In this one article, Brig. Gen. Loree Sutton stated, “the research and other work being done by the military will eventually benefit the civilian world. Whether the injuries occur while people ride bicycles, play football, skateboard or ski, "we know that this is an issue across the country," Yes, it is an issue and lesson to those who partake in those sports and that is the care of their heads so they do not suffer brain damage or worse death due to head blows.
Sadly, in war-time medical advances can be made for the rest of civilization…Still the cost to all of us is something we cannot put a price tag on as soldiers come home wounded not only through brain trauma, but the loss of limbs as well as the burns they often suffer through. Even as they are being treated by doctors here at home, they are indeed still serving we the people.
Long before helmets were required by law to be worn by children who biked, at the age of six, I flew over the handlebars and incurred an injury to the head. At that time it took 28 stitches to close the wound and a lasting scar is on my forehead. Little did the doctors at that time realize the brain injury I incurred which led to my epilepsy. Through a series of MRIs in the 90s, it was clear to the neurologist treating me, I had a brain lesion from that accident suffered as a child. That lesion will never go away and I will be on two anti-seizure medications for the rest of my life. But, the good news is that I am alive and able to write about it.
Within the article I read coming from Military.com, it was this statement coming from, Dr. James Kelly, director of the National Intrepid Center, which led me to sit up and take notice of, “Brain injury was not recognized as a problem ... of any consequence and was, especially in the sports community, often dismissed or trivialized." Well, I would suggest to the sports community and the community at large to start paying attention to head injuries especially after the death of Natasha Richardson.

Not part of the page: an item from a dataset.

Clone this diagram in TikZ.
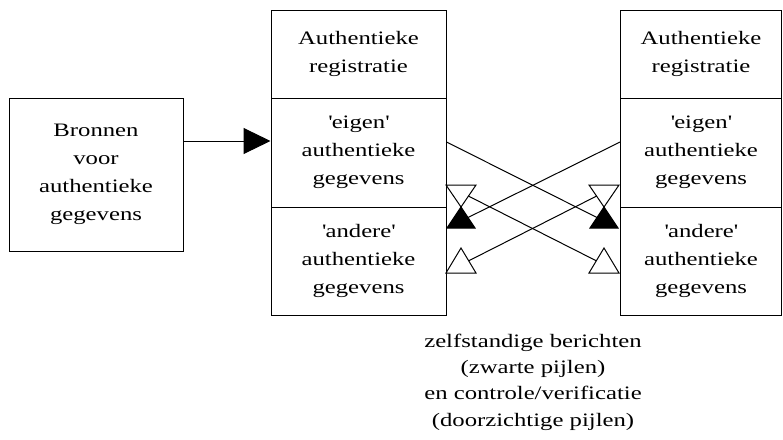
\documentclass[tikz,border=0pt]{standalone}
\usepackage{fontspec}
\setmainfont[FakeStretch=1.3]{Liberation Serif}
\usetikzlibrary{arrows.meta,calc}
\newcommand{\sq}{\textquotesingle}

\begin{document}
\begin{tikzpicture}[x=1pt,y=-1pt,
  box/.style={draw, line width=1pt, inner sep=0pt, align=center,
    font=\fontsize{19}{28}\selectfont},
  wire/.style={draw, line width=1pt},
  opentri/.style={draw, line width=1pt, fill=white, line join=miter},
  solidtri/.style={draw, line width=1pt, fill=black, line join=miter}]
\useasboundingbox (0,0) rectangle (783,439);

% source box
\node[box, minimum width=174pt, minimum height=153pt] (src) at (96,174.5)
  {Bronnen\\voor\\authentieke\\gegevens};

% first registration
\node[box, minimum width=175pt, minimum height=88pt]  (regAhead)  at (358.5,54)    {Authentieke\\registratie};
\node[box, minimum width=175pt, minimum height=109pt] (regAown)   at (358.5,152.5) {\sq eigen\sq\\authentieke\\gegevens};
\node[box, minimum width=175pt, minimum height=108pt] (regAother) at (358.5,261)   {\sq andere\sq\\authentieke\\gegevens};

% second registration
\node[box, minimum width=161pt, minimum height=88pt]  (regBhead)  at (701,54)    {Authentieke\\registratie};
\node[box, minimum width=161pt, minimum height=109pt] (regBown)   at (701,152.5) {\sq eigen\sq\\authentieke\\gegevens};
\node[box, minimum width=161pt, minimum height=108pt] (regBother) at (701,261)   {\sq andere\sq\\authentieke\\gegevens};

% feed into the first registration
\draw[wire, -{Triangle[length=27pt,width=26pt]}]
  ([yshift=33.5pt]src.east) -- ([yshift=33.5pt]src.east -| regAown.west);

% tips of the triangle markers
\coordinate (lDownTip) at (461,207);
\coordinate (lBlkTip)  at (461,207);
\coordinate (lUpTip)   at (461,248);
\coordinate (rDownTip) at (604,207);
\coordinate (rBlkTip)  at (604,207);
\coordinate (rUpTip)   at (604,248);

% centres of the triangle markers
\coordinate (lDownC) at (461,192.3);
\coordinate (lBlkC)  at (461,221);
\coordinate (lUpC)   at (461,264.7);
\coordinate (rDownC) at (604,192.3);
\coordinate (rBlkC)  at (604,221);
\coordinate (rUpC)   at (604,264.7);

% messages (black) and checks (open)
\draw[wire] ([yshift=10.5pt]regAown.east) -- (rBlkC);
\draw[wire] ([yshift=10.5pt]regBown.west) -- (lBlkC);
\draw[wire] (lDownC) -- (rUpC);
\draw[wire] (rDownC) -- (lUpC);

% triangle markers
\draw[opentri]  (lDownTip) -- ++(-15,-22) -- ++(30,0) -- cycle;
\draw[solidtri] (lBlkTip)  -- ++(-14,21)  -- ++(28,0) -- cycle;
\draw[opentri]  (lUpTip)   -- ++(-15,25)  -- ++(30,0) -- cycle;
\draw[opentri]  (rDownTip) -- ++(-15,-22) -- ++(30,0) -- cycle;
\draw[solidtri] (rBlkTip)  -- ++(-14,21)  -- ++(28,0) -- cycle;
\draw[opentri]  (rUpTip)   -- ++(-15,25)  -- ++(30,0) -- cycle;

% caption
\node[align=center, inner sep=0pt, font=\fontsize{19}{26.3}\selectfont] (caption) at (533,382)
  {zelfstandige berichten\\(zwarte pijlen)\\en controle/verificatie\\(doorzichtige pijlen)};
\end{tikzpicture}
\end{document}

Given the high figure of 360,000 to a low one of 180,000, these soldiers serving in both Iraq and Afghanistan suffered these injuries due to road side blasts. While some only minor which are concussions, some are more severe such as penetrating head wounds.
As I read this passage I became somewhat enraged, “The Army alone spent $242 million last year for staff, facilities and programs to serve troops with brain injuries, said Lt. Col. Lynne M. Lowe of the Army surgeon general's office.” Excuse me as I throw a fit based upon how much we have given Wall Street and oh yes, those bonuses to AIG executives plus other nefarious corporations.

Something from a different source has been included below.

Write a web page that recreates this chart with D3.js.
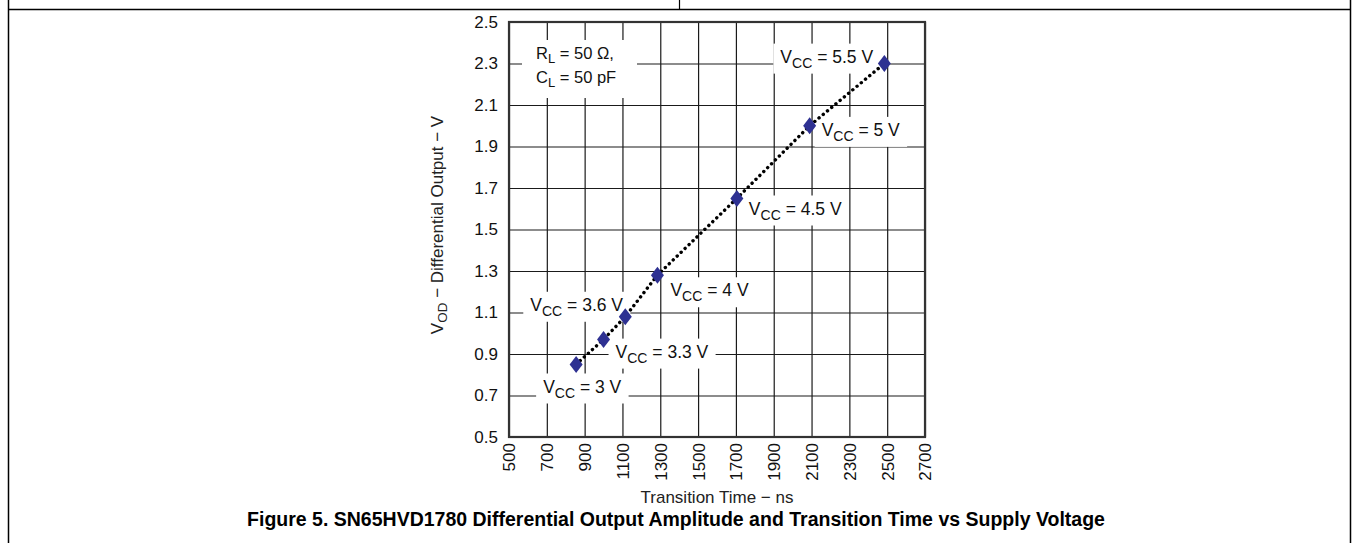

Here we have men and women going into harms way to serve our country, keep us safe and fight them terrorists and this is the sum they get to treat brain injuries? This is not good enough and they deserve better coming from those in Washington.

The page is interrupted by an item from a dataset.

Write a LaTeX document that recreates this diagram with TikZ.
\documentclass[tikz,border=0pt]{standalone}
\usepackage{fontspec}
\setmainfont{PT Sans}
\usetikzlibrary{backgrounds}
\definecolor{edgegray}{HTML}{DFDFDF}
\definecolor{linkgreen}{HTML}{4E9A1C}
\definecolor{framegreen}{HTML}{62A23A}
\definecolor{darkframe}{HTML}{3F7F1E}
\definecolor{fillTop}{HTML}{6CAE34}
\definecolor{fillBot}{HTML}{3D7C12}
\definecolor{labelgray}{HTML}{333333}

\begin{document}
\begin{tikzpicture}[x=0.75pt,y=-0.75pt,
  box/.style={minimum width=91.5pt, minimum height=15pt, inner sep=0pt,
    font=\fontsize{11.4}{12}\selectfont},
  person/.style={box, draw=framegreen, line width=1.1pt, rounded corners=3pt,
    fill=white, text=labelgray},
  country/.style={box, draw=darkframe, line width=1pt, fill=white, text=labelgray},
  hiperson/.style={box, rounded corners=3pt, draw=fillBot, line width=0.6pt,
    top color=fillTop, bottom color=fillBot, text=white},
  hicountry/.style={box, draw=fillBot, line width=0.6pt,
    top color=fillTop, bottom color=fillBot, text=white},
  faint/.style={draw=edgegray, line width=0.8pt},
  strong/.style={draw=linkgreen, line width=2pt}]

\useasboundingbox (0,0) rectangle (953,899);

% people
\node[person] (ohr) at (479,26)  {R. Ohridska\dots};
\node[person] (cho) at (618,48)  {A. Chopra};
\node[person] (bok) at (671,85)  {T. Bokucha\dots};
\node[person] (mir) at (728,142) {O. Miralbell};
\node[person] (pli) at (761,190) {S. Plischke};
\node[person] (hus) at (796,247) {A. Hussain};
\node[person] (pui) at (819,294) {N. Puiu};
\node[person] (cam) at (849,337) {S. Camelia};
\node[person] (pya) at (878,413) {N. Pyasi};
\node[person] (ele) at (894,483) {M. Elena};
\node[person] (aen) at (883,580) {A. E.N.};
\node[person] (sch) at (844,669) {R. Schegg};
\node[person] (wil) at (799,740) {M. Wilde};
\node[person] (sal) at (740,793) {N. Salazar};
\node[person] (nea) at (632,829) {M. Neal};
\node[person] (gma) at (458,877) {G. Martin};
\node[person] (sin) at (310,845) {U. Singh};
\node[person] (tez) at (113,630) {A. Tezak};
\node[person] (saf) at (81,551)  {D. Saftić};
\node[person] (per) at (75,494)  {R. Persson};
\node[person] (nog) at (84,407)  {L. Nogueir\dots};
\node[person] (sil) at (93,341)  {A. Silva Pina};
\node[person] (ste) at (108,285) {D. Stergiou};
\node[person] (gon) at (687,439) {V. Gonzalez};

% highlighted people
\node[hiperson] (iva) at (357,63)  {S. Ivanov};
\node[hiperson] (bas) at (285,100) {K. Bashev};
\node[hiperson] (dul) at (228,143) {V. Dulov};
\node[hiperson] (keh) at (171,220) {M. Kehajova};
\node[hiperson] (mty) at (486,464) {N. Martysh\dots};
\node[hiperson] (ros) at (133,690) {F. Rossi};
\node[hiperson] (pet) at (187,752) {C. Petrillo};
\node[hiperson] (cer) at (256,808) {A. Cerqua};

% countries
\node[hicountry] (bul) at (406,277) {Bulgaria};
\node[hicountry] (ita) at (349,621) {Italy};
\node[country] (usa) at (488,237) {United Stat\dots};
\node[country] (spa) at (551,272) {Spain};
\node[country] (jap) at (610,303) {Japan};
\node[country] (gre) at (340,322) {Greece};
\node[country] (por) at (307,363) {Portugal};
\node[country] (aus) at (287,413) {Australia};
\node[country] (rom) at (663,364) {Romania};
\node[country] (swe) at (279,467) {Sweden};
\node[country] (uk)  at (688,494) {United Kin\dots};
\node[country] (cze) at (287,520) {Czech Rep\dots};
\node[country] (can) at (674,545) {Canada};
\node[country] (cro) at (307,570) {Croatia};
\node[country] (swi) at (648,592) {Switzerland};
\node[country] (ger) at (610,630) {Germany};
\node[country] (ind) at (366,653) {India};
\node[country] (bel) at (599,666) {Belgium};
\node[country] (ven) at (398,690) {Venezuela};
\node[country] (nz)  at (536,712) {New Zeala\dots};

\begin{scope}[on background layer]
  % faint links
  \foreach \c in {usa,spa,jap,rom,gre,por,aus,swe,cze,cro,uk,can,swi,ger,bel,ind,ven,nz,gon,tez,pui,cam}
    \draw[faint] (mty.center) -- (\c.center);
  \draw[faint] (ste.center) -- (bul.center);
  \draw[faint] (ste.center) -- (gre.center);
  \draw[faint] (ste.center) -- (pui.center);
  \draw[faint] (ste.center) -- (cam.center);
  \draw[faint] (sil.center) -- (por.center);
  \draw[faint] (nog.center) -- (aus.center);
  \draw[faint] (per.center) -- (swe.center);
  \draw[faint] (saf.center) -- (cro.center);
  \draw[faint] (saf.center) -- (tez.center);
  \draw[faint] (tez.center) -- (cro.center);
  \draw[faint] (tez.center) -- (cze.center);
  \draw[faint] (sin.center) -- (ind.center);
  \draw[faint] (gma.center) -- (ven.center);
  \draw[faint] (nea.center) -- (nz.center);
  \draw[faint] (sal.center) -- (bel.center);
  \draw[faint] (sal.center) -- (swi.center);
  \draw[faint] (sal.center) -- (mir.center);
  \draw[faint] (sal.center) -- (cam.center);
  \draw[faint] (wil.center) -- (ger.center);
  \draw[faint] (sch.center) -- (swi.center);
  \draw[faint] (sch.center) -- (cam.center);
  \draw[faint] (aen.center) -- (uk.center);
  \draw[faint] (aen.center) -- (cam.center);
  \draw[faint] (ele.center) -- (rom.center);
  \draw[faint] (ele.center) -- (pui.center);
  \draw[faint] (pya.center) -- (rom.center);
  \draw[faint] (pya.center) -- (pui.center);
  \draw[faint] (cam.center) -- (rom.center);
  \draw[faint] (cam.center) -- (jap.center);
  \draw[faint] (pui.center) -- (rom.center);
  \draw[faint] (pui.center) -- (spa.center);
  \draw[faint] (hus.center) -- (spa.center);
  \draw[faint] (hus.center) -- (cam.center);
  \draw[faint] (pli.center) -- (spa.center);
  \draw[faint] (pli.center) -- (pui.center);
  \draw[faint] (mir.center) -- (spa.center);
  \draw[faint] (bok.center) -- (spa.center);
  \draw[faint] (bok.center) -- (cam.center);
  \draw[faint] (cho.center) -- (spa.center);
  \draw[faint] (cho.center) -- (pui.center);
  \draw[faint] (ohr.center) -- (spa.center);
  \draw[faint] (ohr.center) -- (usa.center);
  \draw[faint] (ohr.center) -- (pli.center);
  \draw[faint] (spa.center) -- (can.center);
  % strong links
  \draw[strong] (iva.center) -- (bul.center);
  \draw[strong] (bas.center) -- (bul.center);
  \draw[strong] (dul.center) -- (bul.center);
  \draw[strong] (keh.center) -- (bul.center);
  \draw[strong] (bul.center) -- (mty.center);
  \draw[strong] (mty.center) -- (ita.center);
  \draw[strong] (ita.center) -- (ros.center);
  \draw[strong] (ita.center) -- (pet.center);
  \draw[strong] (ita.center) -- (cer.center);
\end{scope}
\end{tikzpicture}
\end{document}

I want to thoroughly embarrass those Wall Street executives who think they deserve these bonuses by pointing out this measly sum spent on our soldiers who incur brain injuries. Who exactly do you think you are?
This is a time where I wish I had my own “Special Comments” to present as Keith Olbermann so eloquently blasts those in need of it. I would lay right into these greedy Wall Street executives and to those in Washington to up the amount spent on understanding how brain injuries affect our soldiers as well as the rest of us. If I hear one person defend these miscreants of Wall Street, all I will say is that our soldiers deserve more. We as a society deserve more.
I do suspect that some of our soldiers have died from brain bleeds like Natasha Richardson and they too are deserving of our support, our voices and our prayers. The families they leave behind are just as special as the family members she left behind. As Broadway dimmed its lights in honor of her last night, many lights should be dimmed in respect and honor to our troops.
Our soldiers deserve a champion of their cause as they suffer these brain injuries, because their lives are as precious. To those medical experts who have come on television to explain Ms. Richardson’s death, please do the same in honor of our injured troops. They need your voices, and more importantly, your support.